Former Google And Yahoo UX Lead Irene Au Joins Khosla Ventures As Design Operating Partner

Increasingly, startups need to have an understanding of design and user interaction to be successful. Those which are most successful are also those which have a solid experience. That’s why Khosla Ventures just hired Irene Au, who had previously held lead user experience and user interaction design jobs at firms like Yahoo and Google, to be its first design operating partner.

Au most recently served as the head of product and design at higher ed startup Udacity, where she worked with a small UX team to help bring education online. Prior to that she led the user experience team at Google for six years, where she oversaw all the interaction and visual designers, web developers, and user researchers working on all of the company’s products.

Prior to that, she spent about eight years at Yahoo, most recently as its vice president of user experience and design, leading product and platform design worldwide. Before Yahoo she was held positions at Netscape Communications, where she was an interaction designer and led cross-product design for its browser, email client, and page editor.

Khosla Ventures breaks its team down into investment partners, who help the firm pick the companies it puts money into, and operating partners, who each have a certain realm of expertise that they can lend to portfolio companies.

In her new role as the firm’s design operation partner, Au will work with startups within the Khosla Ventures portfolio to help them to improve their user experience, user interaction, and other design-centric things about their products.

“One thing I think we’ve all observed is that startups share many of the same challenges around design,” Au told me in a phone conversation. The two main challenges revolve around people and process, according to Au.

On the people side, that means helping startups to better identify design talent. That includes providing guidance into how to find a designer, make sure it’s someone good, design a team, and make sure they can all work together.

And on the process side, it’s all about helping teams to design and develop their products. “Design is more than just skin deep,” she said. “It’s about, ‘How do you create a design experience that will make this useful to people?'”

In some ways, it goes beyond that. Au told me that part of the job will include helping startup employees to translate the vision of their company into certain design principles.

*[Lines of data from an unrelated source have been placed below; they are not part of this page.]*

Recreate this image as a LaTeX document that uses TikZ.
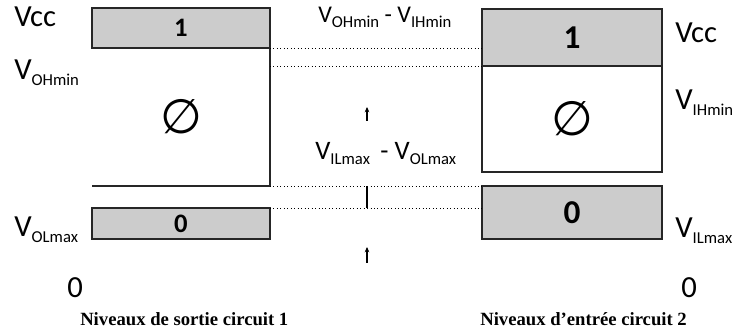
\documentclass[tikz,border=0pt]{standalone}
\usepackage{fontspec}
\setmainfont{Carlito}
\newfontfamily\capfont{Liberation Serif}
\newfontfamily\symfont{DejaVu Sans}
\usetikzlibrary{positioning, arrows.meta, calc}
\definecolor{levelgray}{RGB}{204, 204, 204}
\newcommand{\lvl}[2]{V{\raisebox{-0.35ex}{\fontsize{12.5}{12.5}\selectfont #2}}}

\begin{document}
\begin{tikzpicture}[
    x=0.75pt, y=-0.75pt,
    level/.style={rectangle, draw=black!85, line width=0.9pt, fill=levelgray, inner sep=0pt, outer sep=0pt, anchor=north west},
    void/.style={rectangle, inner sep=0pt, outer sep=0pt, anchor=north west, font=\symfont\fontsize{36}{38}\selectfont},
    edge/.style={draw=black!85, line width=0.9pt},
    gap/.style={dotted, line width=0.6pt},
    label/.style={anchor=base west, inner sep=0pt, font=\fontsize{23}{26}\selectfont},
    margin/.style={anchor=base west, inner sep=0pt, font=\fontsize{20}{22}\selectfont},
    caption/.style={anchor=base west, inner sep=0pt, font=\capfont\bfseries\fontsize{14}{16}\selectfont},
    tick/.style={-{Stealth[length=4pt, width=3.5pt]}, line width=0.8pt},
]
\useasboundingbox (0,0) rectangle (734,334);

% Output levels, circuit 1
\node[level, minimum width=133.5pt, minimum height=30pt, font=\bfseries\fontsize{20}{22}\selectfont] (hiOut) at (92,8) {1};
\node[void, minimum width=133.5pt, minimum height=103.5pt] (voidOut) at (92,48) {∅};
\node[level, minimum width=133.5pt, minimum height=23.25pt, font=\bfseries\fontsize{20}{22}\selectfont] (loOut) at (92,208) {0};
\draw[edge] (voidOut.north east) -- (voidOut.south east) -- (voidOut.south west);

% Input levels, circuit 2
\node[level, minimum width=135pt, minimum height=42.75pt, font=\bfseries\fontsize{25}{27}\selectfont] (hiIn) at (482,9) {1};
\node[void, minimum width=135pt, minimum height=79.5pt] (voidIn) at (482,66) {∅};
\node[level, minimum width=135pt, minimum height=39.75pt, font=\bfseries\fontsize{25}{27}\selectfont] (loIn) at (482,186) {0};
\draw[edge] (voidIn.north west) -- (voidIn.south west) -- (voidIn.south east) -- (voidIn.north east);

% Left labels
\node[label] (vccOut) at (14,27) {Vcc};
\node[label] (vohOut) at (14,80) {\lvl{V}{OHmin}};
\node[label] (volOut) at (14,237) {\lvl{V}{OLmax}};
\node[label] (zeroOut) at (67,297) {0};

% Right labels
\node[label] (vccIn) at (675,43) {Vcc};
\node[label] (vihIn) at (675,110) {\lvl{V}{IHmin}};
\node[label] (vilIn) at (675,238) {\lvl{V}{ILmax}};
\node[label] (zeroIn) at (681,297) {0};

% Noise margins
\draw[gap] (hiOut.south east) -- (hiOut.south east -| hiIn.west);
\draw[gap] (hiIn.south west -| voidOut.east) -- (hiIn.south west);
\draw[gap] (voidOut.south east) -- (loIn.north west);
\draw[gap] (loOut.north east) -- (loOut.north east -| loIn.west);
\coordinate (midTop) at (367,186);
\coordinate (midBot) at (367,208);
\draw[line width=0.8pt] (midTop) -- (midBot);

\node[margin, font=\fontsize{18}{20}\selectfont] (nmHigh) at (318,23) {\lvl{V}{OHmin} - \lvl{V}{IHmin}};
\node[margin] (nmLow) at (315,160) {\lvl{V}{ILmax} \,- \lvl{V}{OLmax}};

\coordinate (upA) at (367,107);
\coordinate (upB) at (367,247);
\draw[tick] ($(upA)+(0,14)$) -- (upA);
\draw[tick] ($(upB)+(0,16)$) -- (upB);

% Captions
\node[caption] (capOut) at (80,325) {Niveaux de sortie circuit 1};
\node[caption] (capIn) at (480,325) {Niveaux d’entrée circuit 2};

\end{tikzpicture}
\end{document}
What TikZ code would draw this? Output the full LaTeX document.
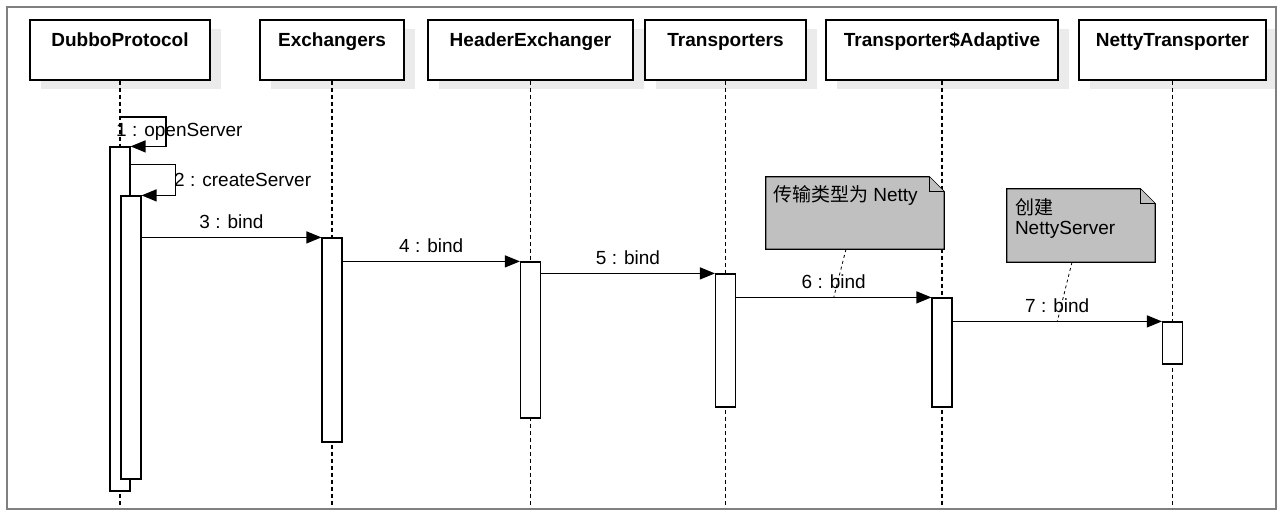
\documentclass[tikz,border=0pt]{standalone}
\usepackage{fontspec}
\setmainfont{Liberation Sans}
\newfontfamily\cjk{Noto Sans CJK SC}
\usetikzlibrary{arrows.meta,shadows}
\definecolor{notegray}{HTML}{C0C0C0}
\definecolor{framegray}{HTML}{808080}
\tikzset{
  head/.style={draw, line width=1.4pt, fill=white, minimum height=60, text height=14pt, text depth=20pt,
    font=\fontsize{19}{22}\selectfont\bfseries,
    drop shadow={fill=black!8, opacity=1, shadow xshift=11pt, shadow yshift=-9pt}},
  actbox/.style={draw, line width=1.2pt, fill=white, minimum width=20, inner sep=0pt},
  lifeline/.style={line width=1.1pt, dash pattern=on 4pt off 3pt},
  msg/.style={line width=1.3pt, -{Triangle[length=15pt,width=12pt]}},
  msglbl/.style={font=\fontsize{19}{22}\selectfont, inner sep=2pt},
  notebox/.style={inner sep=0pt},
  noteedge/.style={draw, fill=notegray, line width=1.2pt},
  notetxt/.style={font=\fontsize{19}{19.5}\selectfont, inner sep=2pt, align=left},
  notelink/.style={line width=0.8pt, dash pattern=on 3pt off 3pt}
}
\begin{document}
\begin{tikzpicture}[x=1pt, y=-1pt]
\useasboundingbox (0,0) rectangle (1280,513);
\coordinate (bottom) at (0,509);

% Objects
\node[head, minimum width=180] (dubbo) at (120,50) {DubboProtocol};
\node[head, minimum width=144] (exch) at (332,50) {Exchangers};
\node[head, minimum width=205] (hexch) at (530.5,50) {HeaderExchanger};
\node[head, minimum width=161] (trans) at (725.5,50) {Transporters};
\node[head, minimum width=232] (tadapt) at (942,50) {Transporter\$Adaptive};
\node[head, minimum width=187] (ntrans) at (1172.5,50) {NettyTransporter};

% Lifelines
\draw[lifeline] (dubbo.south) -- (dubbo.south |- bottom);
\draw[lifeline] (exch.south) -- (exch.south |- bottom);
\draw[lifeline] (hexch.south) -- (hexch.south |- bottom);
\draw[lifeline] (trans.south) -- (trans.south |- bottom);
\draw[lifeline] (tadapt.south) -- (tadapt.south |- bottom);
\draw[lifeline] (ntrans.south) -- (ntrans.south |- bottom);

% Activations
\node[actbox, minimum height=344] (dpa) at (120,319) {};
\node[actbox, minimum height=283] (dpb) at (131,337.5) {};
\node[actbox, minimum height=204] (exa) at (332,340) {};
\node[actbox, minimum height=156] (hea) at (530.5,340) {};
\node[actbox, minimum height=133] (tra) at (725.5,340.5) {};
\node[actbox, minimum height=109] (taa) at (942,352.5) {};
\node[actbox, minimum height=42] (nta) at (1172.5,343) {};

% Self calls
\coordinate (s1) at (120,117);
\draw[msg] (s1) -- ++(46,0) |- (dpa.north east);
\node[msglbl, anchor=base west] (l1) at (114,137) {1 : openServer};
\draw[msg] ([yshift=-18pt]dpa.north east) -- ++(45,0) |- (dpb.north east);
\node[msglbl, anchor=base west] (l2) at (172,187) {2 : createServer};

% Calls
\draw[msg] (dpb.east |- exa.north west) -- node[msglbl, above=6.5pt] (l3) {3 : bind} (exa.north west);
\draw[msg] (exa.east |- hea.north west) -- node[msglbl, above=6.5pt] (l4) {4 : bind} (hea.north west);
\draw[msg] (hea.east |- tra.north west) -- node[msglbl, above=6.5pt] (l5) {5 : bind} (tra.north west);
\draw[msg] (tra.east |- taa.north west) -- node[msglbl, above=6.5pt] (l6) {6 : bind} coordinate (m6) (taa.north west);
\draw[msg] (taa.east |- nta.north west) -- node[msglbl, above=6.5pt] (l7) {7 : bind} coordinate (m7) (nta.north west);

% Notes
\node[notebox, minimum width=178, minimum height=72] (n6) at (855,213) {};
\filldraw[noteedge] (n6.south west) -- (n6.north west) -- ([xshift=-15pt]n6.north east) -- ([yshift=-15pt]n6.north east) -- (n6.south east) -- cycle;
\draw[noteedge] ([xshift=-15pt]n6.north east) |- ([yshift=-15pt]n6.north east);
\node[notetxt, anchor=north west] (t6) at ([shift={(5pt,-6pt)}]n6.north west) {{\cjk 传输类型为} Netty};
\draw[notelink] ([xshift=-9pt]n6.south) -- (m6);

\node[notebox, minimum width=148, minimum height=73] (n7) at (1081,225.5) {};
\filldraw[noteedge] (n7.south west) -- (n7.north west) -- ([xshift=-15pt]n7.north east) -- ([yshift=-15pt]n7.north east) -- (n7.south east) -- cycle;
\draw[noteedge] ([xshift=-15pt]n7.north east) |- ([yshift=-15pt]n7.north east);
\node[notetxt, anchor=north west] (t7) at ([shift={(6pt,-8pt)}]n7.north west) {{\cjk 创建}\\NettyServer};
\draw[notelink] ([xshift=-9pt]n7.south) -- (m7);

% Frame
\draw[framegray, line width=2pt] (7,7) rectangle (1276,509);
\end{tikzpicture}
\end{document}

Unlike some venture firms, Khosla Ventures won’t be creating its own in-house design firm in support of its portfolio companies. Instead, Au hopes to prepare companies so they can be self-sustainable and scale in the future.

“I feel passionately about bringing [my experience] to a number of companies,” she said. “Having worked with so many different teams all at once — I missed that. This gives me breadth and opportunity to have a huge impact on a wide range of companies.”